Passei por umas situações irritantes, quando de fato tive vontade de usar todos os palavrões que havia aprendido. Numa banca de revista, disse, muito educada: "bom dia, você tem a revista tal?". Antes mesmo de eu terminar de articular a última letra, a mulher respondeu com um abusado "pegue", sem sequer levantar o rosto e olhar para mim. Dei o dinheiro, não agradeci e saí bufando. Também não conto as vezes em que esbarrei sem querer em um espanhol, pedi desculpas e fiquei no vácuo, além de ter sido fuzilada com um olhar reprovador. Outra situação chata aconteceu em Segóvia, uma cidadezinha perto de Madri. Entrei em uma padaria e pedi uma baguete. A mulher me entregou-a enrolada pela metade em um papel. Pedi um saco, ela disse que não tinha. Argumentei que ia viajar e que não podia levar o pão no trem daquela maneira. Ela fez uma cara, partiu a baguete ao meio, enfiou-a numa sacola e disse: tome.
Trocando em miúdos, os espanhóis são um povo de poucas palavras, falam o que pensam na lata, não fazem arrodeios e não se preocupam em ser polidos.

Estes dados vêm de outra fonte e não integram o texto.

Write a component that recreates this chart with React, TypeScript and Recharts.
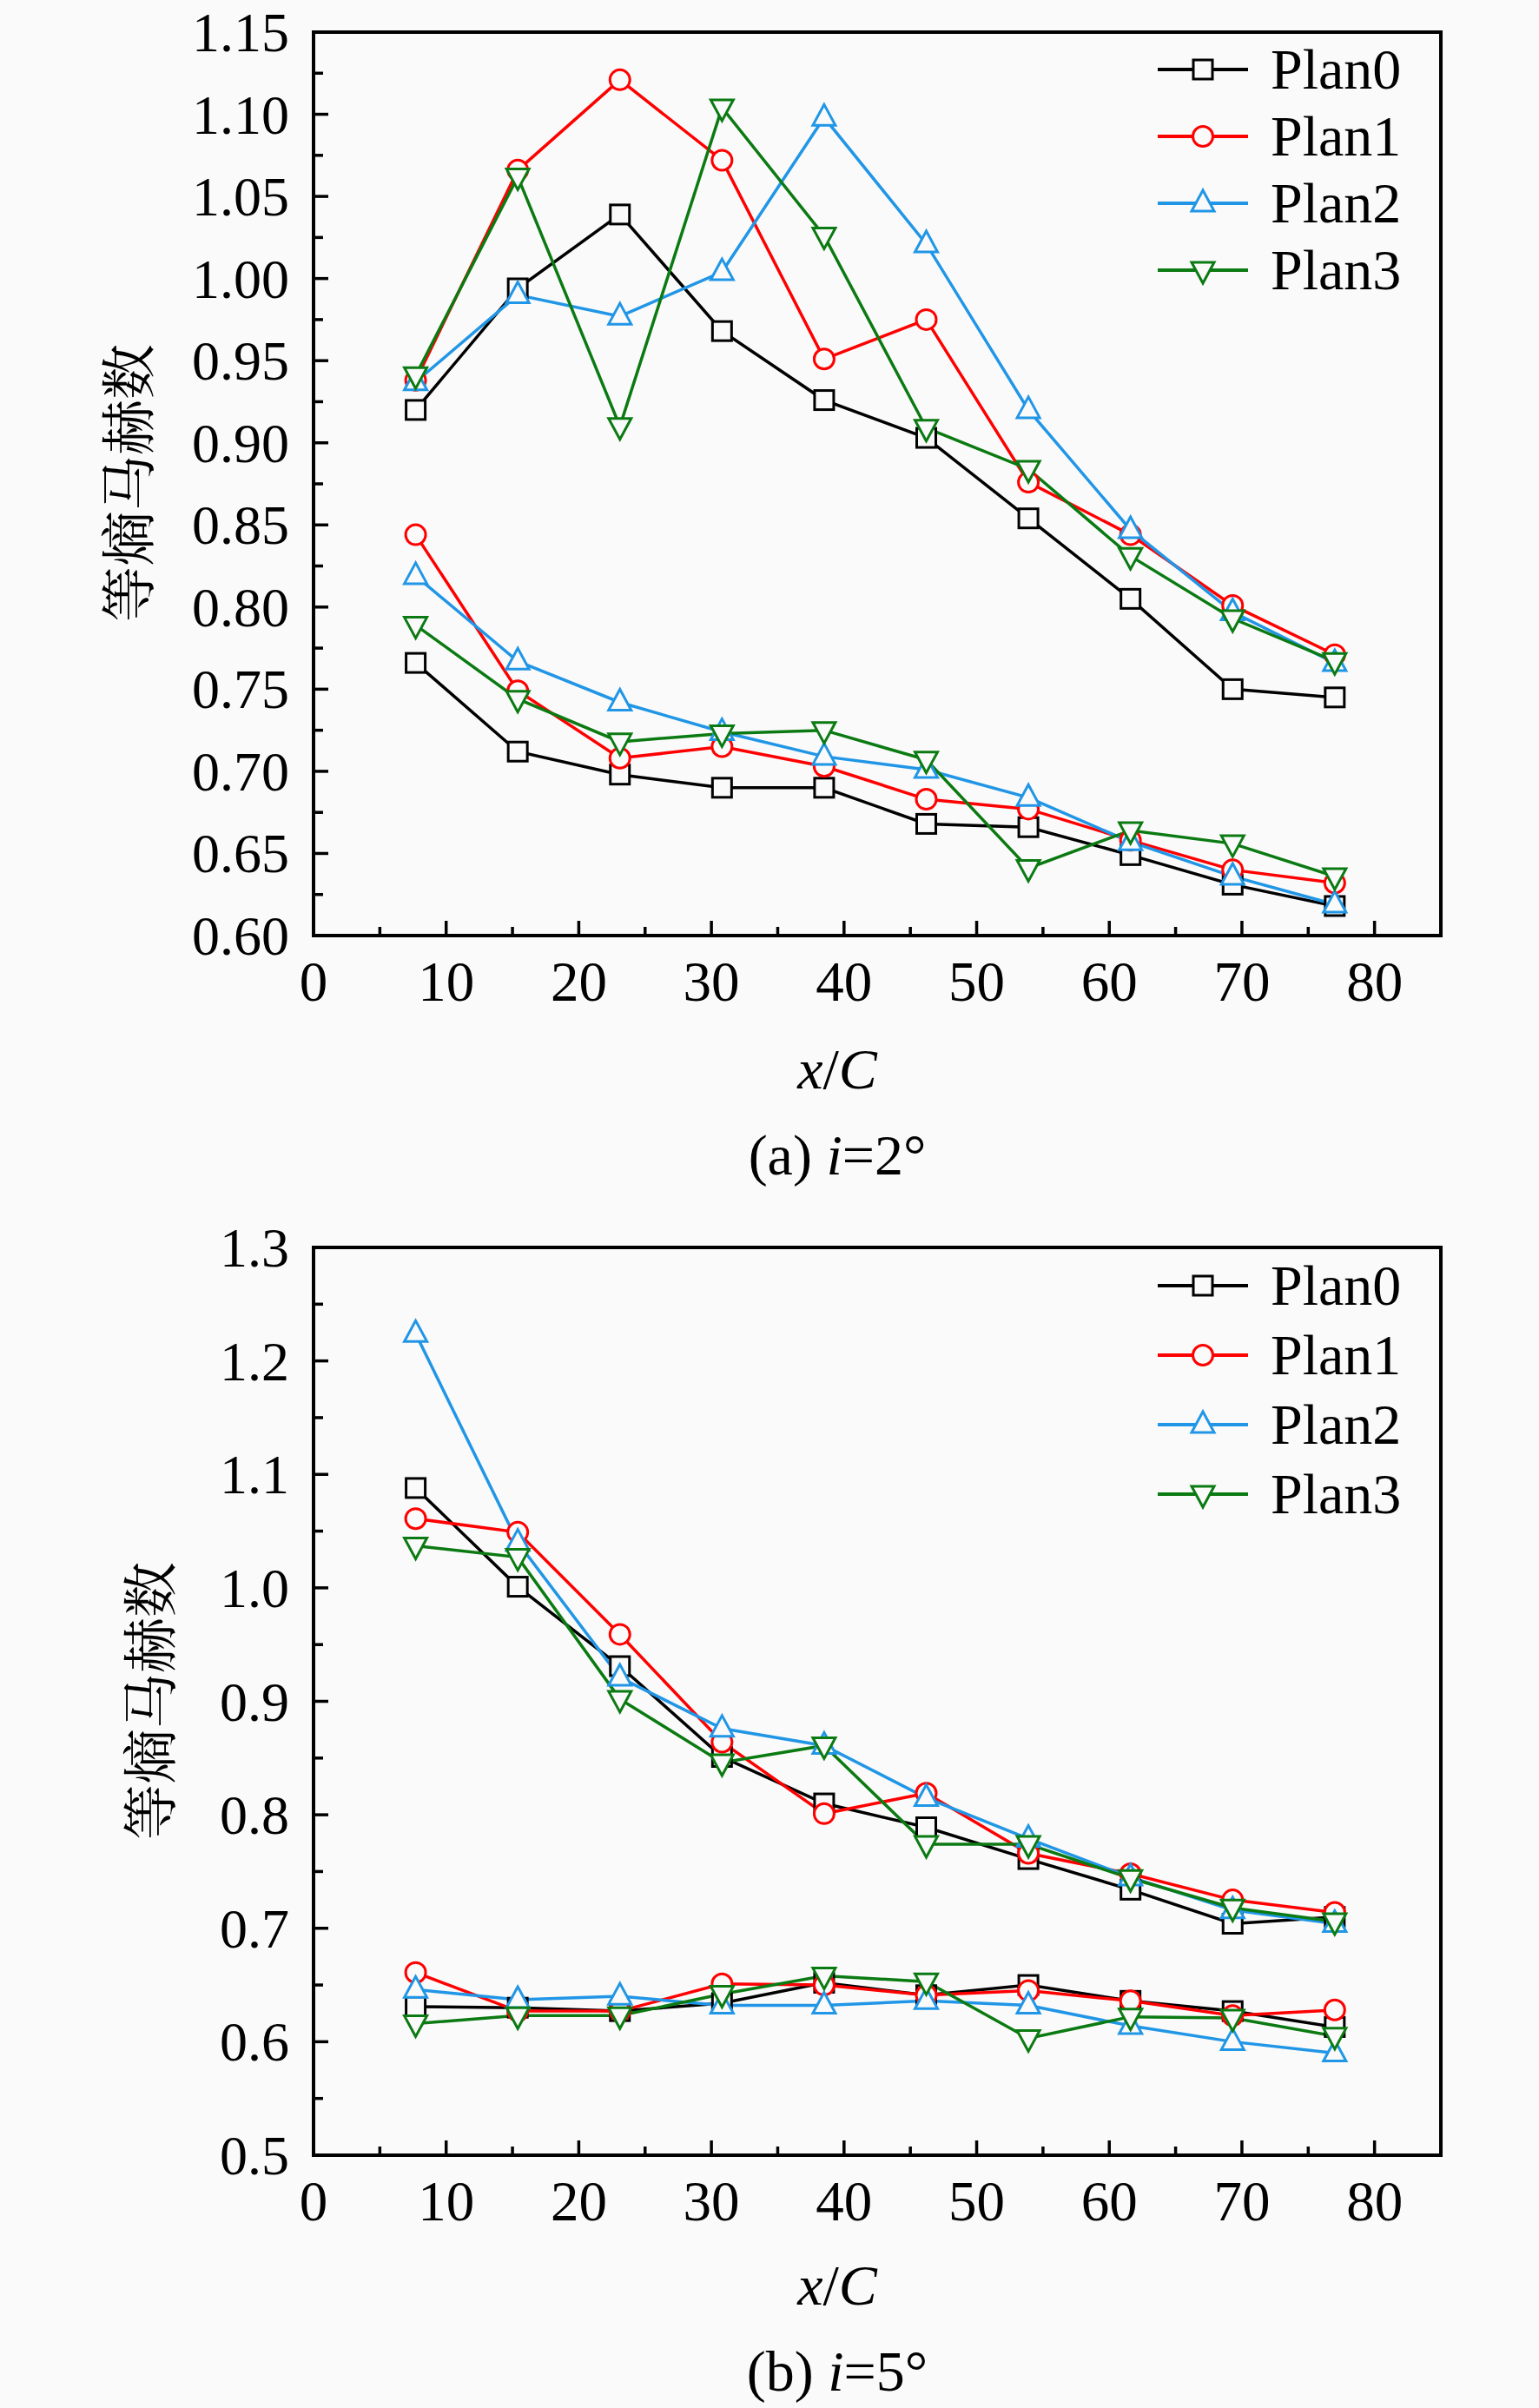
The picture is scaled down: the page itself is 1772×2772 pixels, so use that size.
import React from "react";
import {
  LineChart,
  Line,
  XAxis,
  YAxis,
  ReferenceArea,
  Legend,
} from "recharts";

// x/C stations
const xs = [7.7, 15.4, 23.1, 30.8, 38.5, 46.2, 53.9, 61.6, 69.3, 77.0];

// (a) i=2°, upper branch
const a0Up = [0.92, 0.994, 1.039, 0.968, 0.926, 0.903, 0.854, 0.805, 0.75, 0.745];
const a1Up = [0.938, 1.066, 1.121, 1.072, 0.951, 0.975, 0.876, 0.844, 0.801, 0.771];
const a2Up = [0.937, 0.99, 0.977, 1.004, 1.098, 1.021, 0.92, 0.847, 0.797, 0.766];
const a3Up = [0.941, 1.062, 0.91, 1.104, 1.026, 0.909, 0.884, 0.831, 0.793, 0.767];
// (a) i=2°, lower branch
const a0Low = [0.766, 0.712, 0.698, 0.69, 0.69, 0.668, 0.666, 0.649, 0.631, 0.618];
const a1Low = [0.844, 0.749, 0.708, 0.715, 0.703, 0.683, 0.677, 0.658, 0.64, 0.632];
const a2Low = [0.819, 0.767, 0.742, 0.724, 0.709, 0.701, 0.684, 0.657, 0.636, 0.619];
const a3Low = [0.789, 0.744, 0.718, 0.723, 0.725, 0.707, 0.641, 0.664, 0.656, 0.636];

// (b) i=5°, upper branch
const b0Up = [1.088, 1.001, 0.931, 0.851, 0.81, 0.789, 0.761, 0.734, 0.704, 0.71];
const b1Up = [1.061, 1.049, 0.959, 0.864, 0.801, 0.819, 0.766, 0.748, 0.725, 0.714];
const b2Up = [1.224, 1.04, 0.921, 0.876, 0.861, 0.815, 0.779, 0.745, 0.716, 0.704];
const b3Up = [1.037, 1.027, 0.902, 0.846, 0.861, 0.774, 0.774, 0.744, 0.718, 0.706];
// (b) i=5°, lower branch
const b0Low = [0.631, 0.63, 0.627, 0.634, 0.652, 0.641, 0.65, 0.636, 0.627, 0.613];
const b1Low = [0.661, 0.627, 0.627, 0.651, 0.65, 0.641, 0.645, 0.636, 0.623, 0.628];
const b2Low = [0.646, 0.637, 0.64, 0.632, 0.632, 0.636, 0.632, 0.614, 0.6, 0.59];
const b3Low = [0.616, 0.623, 0.623, 0.642, 0.658, 0.653, 0.603, 0.622, 0.621, 0.605];

// axis ticks
const xTicks = [0, 5, 10, 15, 20, 25, 30, 35, 40, 45, 50, 55, 60, 65, 70, 75, 80];
const yTicksA = [
  0.6, 0.625, 0.65, 0.675, 0.7, 0.725, 0.75, 0.775, 0.8, 0.825, 0.85, 0.875,
  0.9, 0.925, 0.95, 0.975, 1.0, 1.025, 1.05, 1.075, 1.1, 1.125, 1.15,
];
const yTicksB = [
  0.5, 0.55, 0.6, 0.65, 0.7, 0.75, 0.8, 0.85, 0.9, 0.95, 1.0, 1.05, 1.1, 1.15,
  1.2, 1.25, 1.3,
];

const plans = [
  { name: "Plan0", color: "#000000", shape: "square" },
  { name: "Plan1", color: "#ff0000", shape: "circle" },
  { name: "Plan2", color: "#2196e6", shape: "up" },
  { name: "Plan3", color: "#0b7a12", shape: "down" },
];

const BG = "#fafafa";
const SERIF = "'Liberation Serif', 'Times New Roman', serif";
const CJK = "'Noto Serif CJK SC', 'Noto Sans CJK SC', sans-serif";

function Marker({ cx, cy, shape, color }) {
  if (cx == null || cy == null) return null;
  const common = { stroke: color, strokeWidth: 3, fill: BG };
  if (shape === "square")
    return <rect x={cx - 11} y={cy - 11} width={22} height={22} {...common} />;
  if (shape === "circle") return <circle cx={cx} cy={cy} r={11.5} {...common} />;
  if (shape === "up")
    return (
      <polygon
        points={`${cx},${cy - 15} ${cx - 13},${cy + 9} ${cx + 13},${cy + 9}`}
        {...common}
      />
    );
  return (
    <polygon
      points={`${cx},${cy + 15} ${cx - 13},${cy - 9} ${cx + 13},${cy - 9}`}
      {...common}
    />
  );
}

function XTick({ x, y, payload }) {
  const v = payload.value;
  const major = v % 10 === 0;
  return (
    <g>
      <line x1={x} x2={x} y1={y} y2={y - (major ? 17 : 10)} stroke="#000" strokeWidth={3.5} />
      {major && (
        <text x={x} y={y + 75} textAnchor="middle" fontFamily={SERIF} fontSize={65} fill="#000">
          {v}
        </text>
      )}
    </g>
  );
}

function makeYTick(digits) {
  return function YTick({ x, y, payload, index }) {
    const major = index % 2 === 0;
    return (
      <g>
        <line x1={x} x2={x + (major ? 17 : 11)} y1={y} y2={y} stroke="#000" strokeWidth={3.5} />
        {major && (
          <text x={x - 28} y={y + 22} textAnchor="end" fontFamily={SERIF} fontSize={64} fill="#000">
            {payload.value.toFixed(digits)}
          </text>
        )}
      </g>
    );
  };
}

function LegendBox({ gap }) {
  return (
    <svg width={340} height={330}>
      {plans.map((p, k) => {
        const cy = 40 + k * gap;
        return (
          <g key={p.name}>
            <line x1={13} x2={117} y1={cy} y2={cy} stroke={p.color} strokeWidth={4} />
            <Marker cx={65} cy={cy} shape={p.shape} color={p.color} />
            <text x={143} y={cy + 22} fontFamily={SERIF} fontSize={66} fill="#000">
              {p.name}
            </text>
          </g>
        );
      })}
    </svg>
  );
}

function Panel({ upper, lower, yTicks, digits, height, margin, legendGap }) {
  const rows = xs.map((x, i) => {
    const r = { x };
    plans.forEach((_, k) => {
      r[`u${k}`] = upper[k][i];
      r[`l${k}`] = lower[k][i];
    });
    return r;
  });
  const yMin = yTicks[0];
  const yMax = yTicks[yTicks.length - 1];
  const YTick = makeYTick(digits);
  return (
    <LineChart width={1772} height={height} data={rows} margin={margin}>
      <ReferenceArea
        x1={0}
        x2={85}
        y1={yMin}
        y2={yMax}
        fill="none"
        fillOpacity={0}
        stroke="#000"
        strokeWidth={4}
      />
      <XAxis
        dataKey="x"
        type="number"
        domain={[0, 85]}
        ticks={xTicks}
        interval={0}
        height={80}
        tickSize={0}
        tickMargin={0}
        tickLine={false}
        axisLine={{ stroke: "#000", strokeWidth: 4 }}
        tick={<XTick />}
        allowDataOverflow
      />
      <YAxis
        type="number"
        domain={[yMin, yMax]}
        ticks={yTicks}
        interval={0}
        width={361}
        tickSize={0}
        tickMargin={0}
        tickLine={false}
        axisLine={{ stroke: "#000", strokeWidth: 4 }}
        tick={<YTick />}
        allowDataOverflow
      />
      <Legend
        layout="vertical"
        align="center"
        verticalAlign="middle"
        wrapperStyle={{ left: 1320, top: 40, width: 340, height: 330 }}
        content={() => <LegendBox gap={legendGap} />}
      />
      {plans.flatMap((p, k) =>
        ["u", "l"].map((s) => (
          <Line
            key={`${s}${k}`}
            dataKey={`${s}${k}`}
            name={p.name}
            stroke={p.color}
            strokeWidth={3.5}
            isAnimationActive={false}
            dot={(props) => (
              <Marker
                key={`${s}${k}-${props.index}`}
                cx={props.cx}
                cy={props.cy}
                shape={p.shape}
                color={p.color}
              />
            )}
            activeDot={false}
          />
        ))
      )}
    </LineChart>
  );
}

function XLabel({ cx, y }) {
  return (
    <text x={cx} y={y} textAnchor="middle" fontFamily={SERIF} fontSize={66} fill="#000">
      <tspan fontStyle="italic">x</tspan>
      <tspan>/</tspan>
      <tspan fontStyle="italic">C</tspan>
    </text>
  );
}

function Caption({ cx, y, tag, angle }) {
  return (
    <text x={cx} y={y} textAnchor="middle" fontFamily={SERIF} fontSize={66} fill="#000">
      <tspan>{`(${tag}) `}</tspan>
      <tspan fontStyle="italic">i</tspan>
      <tspan>{`=${angle}°`}</tspan>
    </text>
  );
}

function YLabel({ cx, cy }) {
  return (
    <text
      x={cx}
      y={cy}
      transform={`rotate(-90 ${cx} ${cy})`}
      textAnchor="middle"
      dominantBaseline="central"
      fontFamily={CJK}
      fontSize={64}
      fill="#000"
    >
      等熵马赫数
    </text>
  );
}

export default function App() {
  return (
    <div
      style={{
        position: "absolute",
        left: 0,
        top: 0,
        width: 1772,
        height: 2772,
        background: BG,
        overflow: "hidden",
      }}
    >
      <div style={{ position: "absolute", left: 0, top: 0 }}>
        <Panel
          upper={[a0Up, a1Up, a2Up, a3Up]}
          lower={[a0Low, a1Low, a2Low, a3Low]}
          yTicks={yTicksA}
          digits={2}
          height={1200}
          margin={{ top: 37, right: 113, bottom: 43, left: 0 }}
          legendGap={77}
        />
      </div>
      <div style={{ position: "absolute", left: 0, top: 1400 }}>
        <Panel
          upper={[b0Up, b1Up, b2Up, b3Up]}
          lower={[b0Low, b1Low, b2Low, b3Low]}
          yTicks={yTicksB}
          digits={1}
          height={1210}
          margin={{ top: 36, right: 113, bottom: 49, left: 0 }}
          legendGap={80}
        />
      </div>
      <svg
        width={1772}
        height={2772}
        style={{ position: "absolute", left: 0, top: 0, pointerEvents: "none" }}
      >
        <YLabel cx={143} cy={556} />
        <XLabel cx={964} y={1253} />
        <Caption cx={964} y={1352} tag="a" angle={2} />
        <YLabel cx={168} cy={1958} />
        <XLabel cx={964} y={2653} />
        <Caption cx={964} y={2752} tag="b" angle={5} />
      </svg>
    </div>
  );
}
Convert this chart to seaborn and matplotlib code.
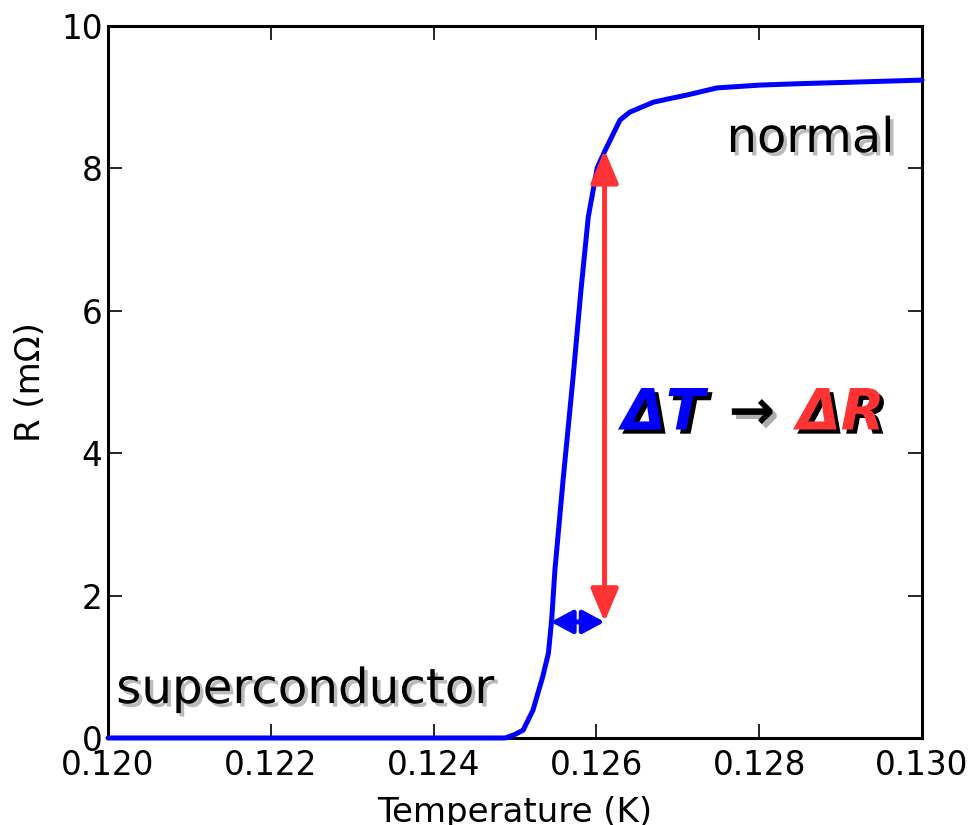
import matplotlib
matplotlib.use("Agg")
import matplotlib.pyplot as plt
import matplotlib.patheffects as pe
import numpy as np
import pandas as pd
import seaborn as sns

# Resistance transition of the superconducting film
temperature_K = [0.1200, 0.1230, 0.12488, 0.12500, 0.12510, 0.12522, 0.12534,
                 0.12541, 0.12545, 0.12549, 0.12559, 0.12571, 0.12581, 0.12590,
                 0.12601, 0.12611, 0.12629, 0.12641, 0.12670, 0.12690, 0.12711,
                 0.12748, 0.12801, 0.12850, 0.12912, 0.13000]
resistance_mOhm = [0.0, 0.0, 0.0, 0.05, 0.11, 0.39, 0.86,
                   1.19, 1.66, 2.36, 3.62, 5.03, 6.29, 7.32,
                   8.01, 8.26, 8.68, 8.79, 8.93, 8.98, 9.03,
                   9.13, 9.17, 9.19, 9.21, 9.24]

# Illustrated sensitivity: a small temperature step maps to a large resistance step
dT_start, dT_end = 0.12544, 0.12610
dR_low, dR_high = 1.63, 8.26

x_ticks = [0.120, 0.122, 0.124, 0.126, 0.128, 0.130]
y_ticks = [0, 2, 4, 6, 8, 10]

sns.set_style("ticks")
plt.rcParams["font.family"] = ["DejaVu Sans"]

df = pd.DataFrame({"T": temperature_K, "R": resistance_mOhm})

fig = plt.figure(figsize=(9.76, 8.25), dpi=100)
ax = fig.add_axes([0.1107, 0.1055, 0.834, 0.863])

sns.lineplot(data=df, x="T", y="R", ax=ax, color="#0000ff", linewidth=3.6,
             clip_on=False, zorder=3)

ax.set_xlim(0.120, 0.130)
ax.set_ylim(0, 10)
ax.set_xticks(x_ticks)
ax.set_xticklabels([f"{v:.3f}" for v in x_ticks])
ax.set_yticks(y_ticks)
ax.set_yticklabels([str(v) for v in y_ticks])
ax.tick_params(direction="in", length=10, width=1.2, top=True, right=True,
               labelsize=23.5, colors="black")
ax.tick_params(axis="x", pad=8)
ax.tick_params(axis="y", pad=4)
for s in ax.spines.values():
    s.set_linewidth(2.2)
    s.set_color("black")
ax.set_xlabel("Temperature (K)", fontsize=24.5, labelpad=10, color="black")
ax.set_ylabel("R (m\u03a9)", fontsize=24.5, labelpad=10, color="black")

# Double-headed arrows for ΔR (red) and ΔT (blue)
ax.annotate("", xy=(dT_end, dR_high), xytext=(dT_end, dR_low),
            arrowprops=dict(arrowstyle="<|-|>,head_length=1.0,head_width=0.42",
                            mutation_scale=20, color="#ff3333", lw=3.6,
                            shrinkA=0, shrinkB=0), zorder=4)
ax.annotate("", xy=(dT_end, dR_low), xytext=(dT_start, dR_low),
            arrowprops=dict(arrowstyle="<|-|>,head_length=0.65,head_width=0.35",
                            mutation_scale=20, color="#0000ff", lw=3.6,
                            shrinkA=0, shrinkB=0), zorder=4)

soft_shadow = [pe.SimplePatchShadow(offset=(2.5, -2.5), shadow_rgbFace="0.55",
                                    alpha=0.6), pe.Normal()]
ax.text(0.1201, 0.49, "superconductor", fontsize=34.8, color="black",
        ha="left", va="baseline", path_effects=soft_shadow)
ax.text(0.12966, 8.23, "normal", fontsize=34.5, color="black",
        ha="right", va="baseline", path_effects=soft_shadow)

hard_shadow = [pe.SimplePatchShadow(offset=(3, -3), shadow_rgbFace="black",
                                    alpha=1.0), pe.Normal()]
gray_shadow = [pe.SimplePatchShadow(offset=(3, -3), shadow_rgbFace="0.6",
                                    alpha=0.8), pe.Normal()]
ax.text(0.12631, 4.55, "\u0394T", fontsize=41, fontweight="bold",
        fontstyle="italic", color="#0000ff", ha="left", va="center",
        path_effects=hard_shadow)
ax.text(0.12791, 4.55, "\u2192", fontsize=40, fontweight="bold",
        color="black", ha="center", va="center", path_effects=gray_shadow)
ax.text(0.12846, 4.55, "\u0394R", fontsize=41, fontweight="bold",
        fontstyle="italic", color="#ff3333", ha="left", va="center",
        path_effects=hard_shadow)

fig.savefig("out.png", dpi=100)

Ao contrário dos espanhóis, percebi que os irlandeses são bem mais simpáticos, sorridentes e educados. Estão sempre dispostos a ajudar, não fazem cara feia se você os para na rua para pedir uma informação e adoram, e muito, bares, bebedeiras e um dedo de prosa. São um povo alegre, o que é curioso, pois o clima lá é quase sempre chuvoso, o céu vive nublado e o frio, então... Nos dois meses em que vivi em Dublin, não tenho nada a reclamar do humor dos irlandeses (ao contrários dos espanhóis, que frequentemente me faziam ter raiva).

Em relação aos franceses, tive a impressão de que são bastante educados. Na França, ao contrário da Espanha, obrigado e por favor são palavras obrigatórias. O mesmo vale para os ingleses. Lá, nada mais verdadeiro do que o velho estereótipo de que os britânicos são extremamente educados. É uma coisa que chega a irritar, pois, de cada dez palavras faladas por um inglês, sete são thank you, please ou sorry. Se você pisar no pé de um inglês, não se assuste se ele pedir desculpas por você.

Poderia fazer mais uma série de observações sobre outros povos que conheci e/ou convivi, como, por exemplo, argentinos, chilenos, mexicanos, italianos, tchecos, alemães, etc, mas vou ficando por aqui. Arrisquei a falar com propriedade apenas de espanhóis e irlandeses, pois os conheci melhor, já que morei em Madri e Dublin. Em relação às outras nacionalidades, com as quais apenas tive um breve contato, tudo que disse são apenas palpites, mesmo correndo o risco de cair em estereótipos. E enxergar além do óbvio é a principal coisa que devemos fazer quando estamos viajando.